3)津軽降人交名注進状・「つがるこうにんきょうみょうちゅうしんじょう」。遠野南部文書(東京都北多摩郡多摩霊園東郷寺蔵)に含まれています。鎌倉幕府滅亡の余波は津軽にも及び戦乱が続きます。この史料は建武政府側に降った人びとの名を報告したものであり、当時の津軽地方の動静を知る手掛かりとなっています。

4)陸奥古碑集・中村良之進の板碑調査記録。昭和2年(1927)に出版されました。

5)十三湊新城記・文保年間(1317−19)の成立といわれ、十三湊の新城が正和年中(1312−17)に安倍貞季により築かれたことを記しています。

6)十三往来・建武年間(1334−38)に山王坊阿吽寺(市浦村相内にあったといわれます)の僧弘智の著と伝えられ、『津軽一統志』に収められています。安藤氏の福島城や十三湊の繁栄ぶりが記されています。

7)後鑑・「のちかがみ」と読み、室町幕府関係の史実を年代順に記しています。江戸幕府の事業で嘉永6年(1853)に成立しました。

8)満済准后日記・「まんさいじゅごうにっき」。醍醐寺の座主満済の日記。満済は足利将軍義満・義持・義教の信任厚く“黒衣の宰相”といわれた人物です。内容は詳細で正確。
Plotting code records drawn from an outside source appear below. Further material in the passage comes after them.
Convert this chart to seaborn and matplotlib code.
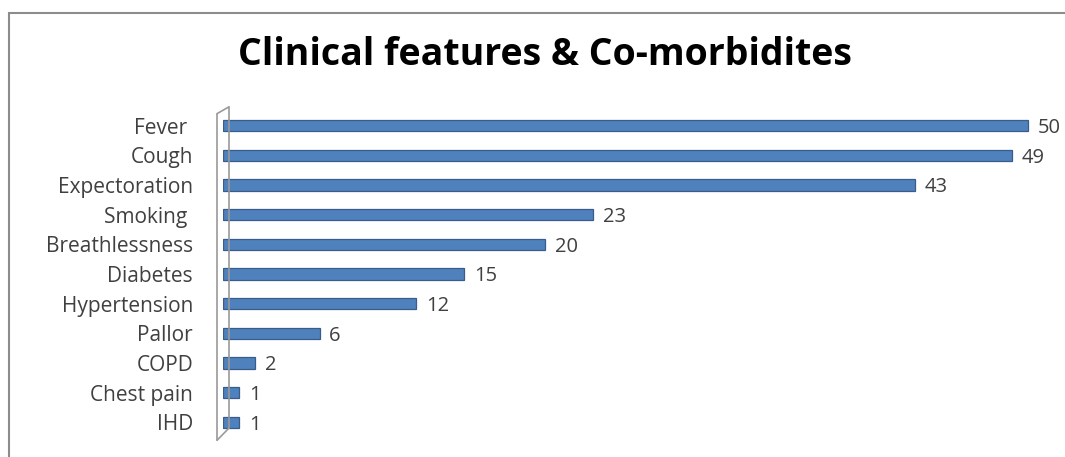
import pandas as pd
import matplotlib.pyplot as plt
import matplotlib.patches as mpatches
import seaborn as sns

# data
features = ["Fever ", "Cough", "Expectoration", "Smoking ", "Breathlessness",
            "Diabetes", "Hypertension", "Pallor", "COPD", "Chest pain", "IHD"]
counts = [50, 49, 43, 23, 20, 15, 12, 6, 2, 1, 1]

df = pd.DataFrame({"feature": features, "count": counts})

sns.set_style("white")
plt.rcParams["font.family"] = ["Open Sans", "DejaVu Sans"]

fig = plt.figure(figsize=(10.65, 4.57), dpi=100)
W, H = 1065, 457

# outer frame (cut off at right/bottom like the original screenshot)
fig.patches.append(mpatches.Rectangle((9 / W, -0.1), 1.2, 1 - 13 / H + 0.1,
                                      transform=fig.transFigure, fill=False,
                                      edgecolor="#8c8c8c", linewidth=1.5))

ax = fig.add_axes([223 / W, 1 - 437 / H, 837 / W, 326 / H])
sns.barplot(data=df, x="count", y="feature", ax=ax, orient="h",
            color="#4f81bd", saturation=1, width=0.38,
            edgecolor="#385d8a", linewidth=0.9)

# 3d-ish back wall of the axis
wall = "#9a9a9a"
ax.plot([-0.37, -0.37], [10.61, -0.41], color=wall, lw=1.2, clip_on=False)
ax.plot([0.37, 0.37], [10.2, -0.64], color=wall, lw=1.2, clip_on=False)
ax.plot([-0.37, 0.37], [-0.41, -0.64], color=wall, lw=1.2, clip_on=False)
ax.plot([-0.37, 0.37], [10.61, 10.2], color=wall, lw=1.2, clip_on=False)

ax.set_xlim(0, 52)
ax.set_ylim(10.5, -0.5)
ax.set_xlabel("")
ax.set_ylabel("")
ax.set_xticks([])
for s in ["top", "right", "bottom", "left"]:
    ax.spines[s].set_visible(False)
ax.tick_params(axis="y", length=0, pad=21.6, labelsize=15, labelcolor="#404040")

for i, v in enumerate(counts):
    ax.text(v + 0.6, i + 0.08, str(v), va="center", ha="left",
            fontsize=14.5, color="#404040")

fig.text(545 / W, 1 - 55 / H, "Clinical features & Co-morbidites",
         ha="center", va="center", fontsize=27, fontweight="bold",
         color="black")

fig.savefig("out.png", dpi=100)
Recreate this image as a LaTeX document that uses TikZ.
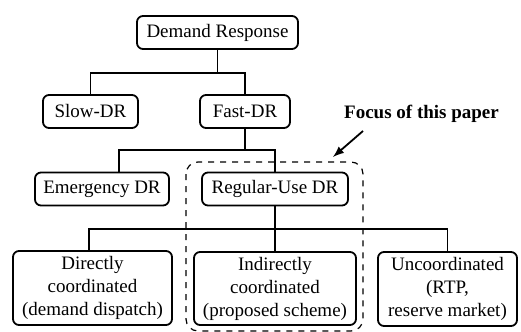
\documentclass[tikz,border=0pt]{standalone}
\usepackage{fontspec}
\setmainfont{Liberation Serif}
\usepackage{tikz}

\begin{document}
\begin{tikzpicture}[x=0.5pt, y=-0.5pt,
		box/.style={draw, line width=0.9pt, rounded corners=3pt, align=center,
				font=\fontsize{9.5pt}{11.5pt}\selectfont, inner sep=0pt},
		link/.style={line width=0.8pt}]
				      \useasboundingbox (0, 0) rectangle (521, 332);
				      \node[box, minimum width=80.5pt, minimum height=16.5pt] (dr) at (217.5, 32.5) {Demand Response};
				      \node[box, minimum width=47.5pt, minimum height=16.5pt] (slow) at (90.5, 111.5) {Slow-DR};
				      \node[box, minimum width=45pt, minimum height=16.5pt] (fast) at (245, 111.5) {Fast-DR};
				      \node[box, minimum width=67pt, minimum height=16.5pt] (emerg) at (102, 189) {Emergency DR};
				      \node[box, minimum width=73pt, minimum height=16.5pt] (reg) at (275, 189) {Regular-Use DR};
				      \node[box, minimum width=79.5pt, minimum height=37pt] (direct) at (92.5, 288) {Directly\\coordinated\\(demand dispatch)};
				      \node[box, minimum width=81pt, minimum height=36.5pt] (indirect) at (275, 288.5) {Indirectly\\coordinated\\(proposed scheme)};
				      \node[box, minimum width=69.5pt, minimum height=37pt] (uncoord) at (447.5, 289) {Uncoordinated\\(RTP,\\reserve market)};
				      \node[font=\fontsize{9.5pt}{11.5pt}\selectfont\bfseries] (focus) at (421.5, 114) {Focus of this paper};
				      \draw[dashed, line width=0.6pt, rounded corners=6pt] (186, 162) rectangle (363, 331);
				      \coordinate (j1) at (217.5, 73);
				      \coordinate (j2) at (245, 150);
				      \coordinate (j3) at (275, 229);
				      \coordinate (tail) at (363, 131);
				      \coordinate (tip) at (333, 157);
				      \draw[link] (dr.south) -- (j1);
				      \draw[link] (slow.north) |- (j1) -| (fast.north);
				      \draw[link] (fast.south) -- (j2);
				      \draw[link] (emerg.north) ++(17, 0) |- (j2) -| (reg.north);
				      \draw[link] (reg.south) -- (j3);
				      \draw[link] (direct.north) ++(-3.5, 0) |- (j3) -| (uncoord.north);
				      \draw[link] (j3) -- (indirect.north);
				      \draw[->, >=latex, line width=0.9pt] (tail) -- (tip);
			      \end{tikzpicture}
\end{document}
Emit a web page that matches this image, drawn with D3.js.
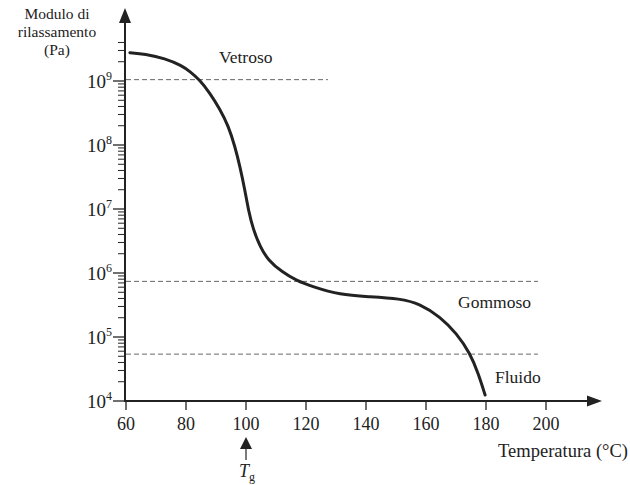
<!DOCTYPE html>
<html><head><meta charset="utf-8">
<script src="https://cdn.jsdelivr.net/npm/d3@7"></script>
<style>body{margin:0;background:#fff}svg{display:block}text{font-family:"Liberation Serif","DejaVu Serif",serif;fill:#222}</style>
</head><body>
<script>
// Data
const temperature = [61.3,66.3,73,78.6,81.3,84.5,88,91.3,94.1,96.3,98,99.7,100.8,102.4,104.7,107.4,111.9,116.9,121.9,131.3,141.3,151.3,158,164.7,170.2,174.7,177.4,179.7];
const modulus = [2.77e9,2.64e9,2.26e9,1.74e9,1.41e9,1.05e9,6.46e8,3.63e8,2.0e8,9.55e7,4.57e7,1.91e7,9.55e6,4.79e6,2.57e6,1.58e6,1.05e6,7.59e5,6.17e5,4.53e5,4.27e5,3.98e5,3.31e5,2.07e5,1.14e5,5.56e4,2.71e4,1.24e4];
const xTicks = [60,80,100,120,140,160,180,200];
const yExponents = [4,5,6,7,8,9];
const refLevels = [1.05e9, 7.4e5, 5.4e4];
const refEnds = [127.3, 197.3, 197.3];
const regionNames = ["Vetroso","Gommoso","Fluido"];
const regionPos = [[91,1.9e9],[170.7,2.84e5],[183,1.91e4]];
const tg = 100;

const W=630,H=485;
const svg=d3.select("body").append("svg").attr("width",W).attr("height",H);
const x=d3.scaleLinear().domain([60,200]).range([126,546]);
const y=d3.scaleLog().domain([1e4,1e9]).range([401,81]);
const ink="#222";

// dashed reference lines
refLevels.forEach((v,i)=>{
  svg.append("line").attr("x1",x(60)).attr("x2",x(refEnds[i]))
    .attr("y1",y(v)).attr("y2",y(v))
    .attr("stroke","#666").attr("stroke-width",1).attr("stroke-dasharray","5,3");
});

// y axis minor ticks
const minor=[];
yExponents.forEach(e=>{ for(let m=2;m<=9;m++){ const v=m*Math.pow(10,e); if(v<=4.2e9) minor.push(v);} });
svg.selectAll(".mt").data(minor).enter().append("line")
  .attr("x1",118).attr("x2",125).attr("y1",d=>y(d)).attr("y2",d=>y(d))
  .attr("stroke",ink).attr("stroke-width",1);
// major ticks
svg.selectAll(".Mt").data(yExponents).enter().append("line")
  .attr("x1",113).attr("x2",125).attr("y1",d=>y(Math.pow(10,d))).attr("y2",d=>y(Math.pow(10,d)))
  .attr("stroke",ink).attr("stroke-width",1.3);
// y tick labels
const yl=svg.selectAll(".yl").data(yExponents).enter().append("text")
  .attr("x",112).attr("y",d=>y(Math.pow(10,d))+7).attr("text-anchor","end").style("font-size","19px");
yl.append("tspan").text("10");
yl.append("tspan").attr("dy",-8).style("font-size","12px").text(d=>d);

// x ticks
svg.selectAll(".xt").data(xTicks).enter().append("line")
  .attr("x1",d=>x(d)).attr("x2",d=>x(d)).attr("y1",401).attr("y2",410)
  .attr("stroke",ink).attr("stroke-width",1.3);
svg.selectAll(".xl").data(xTicks).enter().append("text")
  .attr("x",d=>x(d)).attr("y",430).attr("text-anchor","middle").style("font-size","18px").text(d=>d);

// axes with arrows
svg.append("line").attr("x1",125).attr("x2",125).attr("y1",402).attr("y2",20).attr("stroke",ink).attr("stroke-width",2);
svg.append("path").attr("d","M125,8 L119,23 L131,23 Z").attr("fill",ink);
svg.append("line").attr("x1",124).attr("x2",590).attr("y1",401).attr("y2",401).attr("stroke",ink).attr("stroke-width",2);
svg.append("path").attr("d","M602,401 L587,395.5 L587,406.5 Z").attr("fill",ink);

// curve
const pts=temperature.map((t,i)=>[t,modulus[i]]);
svg.append("path").datum(pts)
  .attr("d",d3.line().x(d=>x(d[0])).y(d=>y(d[1])).curve(d3.curveBasis))
  .attr("fill","none").attr("stroke",ink).attr("stroke-width",3).attr("stroke-linecap","round");

// region labels
regionNames.forEach((n,i)=>{
  svg.append("text").attr("x",x(regionPos[i][0])).attr("y",y(regionPos[i][1])).style("font-size","17.5px").text(n);
});

// axis titles
[["Modulo di",19],["rilassamento",37],["(Pa)",55]].forEach(([t,yy])=>
  svg.append("text").attr("x",57).attr("y",yy).attr("text-anchor","middle").style("font-size","15.5px").text(t));
svg.append("text").attr("x",628).attr("y",457).attr("text-anchor","end").style("font-size","18.5px").text("Temperatura (°C)");

// Tg marker
svg.append("line").attr("x1",x(tg)).attr("x2",x(tg)).attr("y1",446).attr("y2",460).attr("stroke",ink).attr("stroke-width",1.2);
svg.append("path").attr("d",`M${x(tg)},437 L${x(tg)-6},449 L${x(tg)+6},449 Z`).attr("fill",ink);
const tgl=svg.append("text").attr("x",x(tg)-7).attr("y",477).style("font-size","18px");
tgl.append("tspan").style("font-style","italic").text("T");
tgl.append("tspan").attr("dy",4).style("font-size","12px").text("g");
</script>
</body></html>
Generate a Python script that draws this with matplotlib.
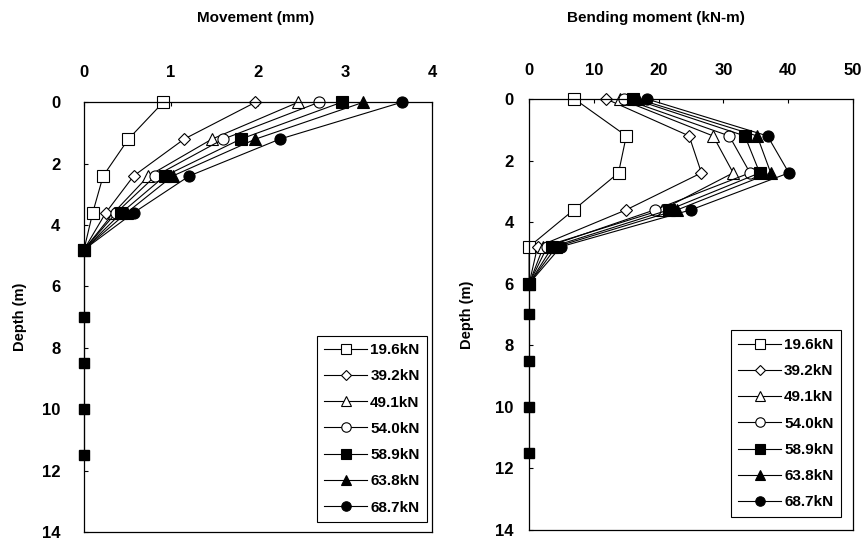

15世紀前期の政治や社会を知る手掛かりになっています。

9)湊家文書・八戸藩の家老を勤めた湊家に伝わる文書。湊家は安藤氏の子孫でこの文書には安藤氏関係の書状が含まれています。

10)新羅之記録・「しんらのきろく」。初期の松前家の事蹟を記した記録で、17世紀半ばの成立と見られます。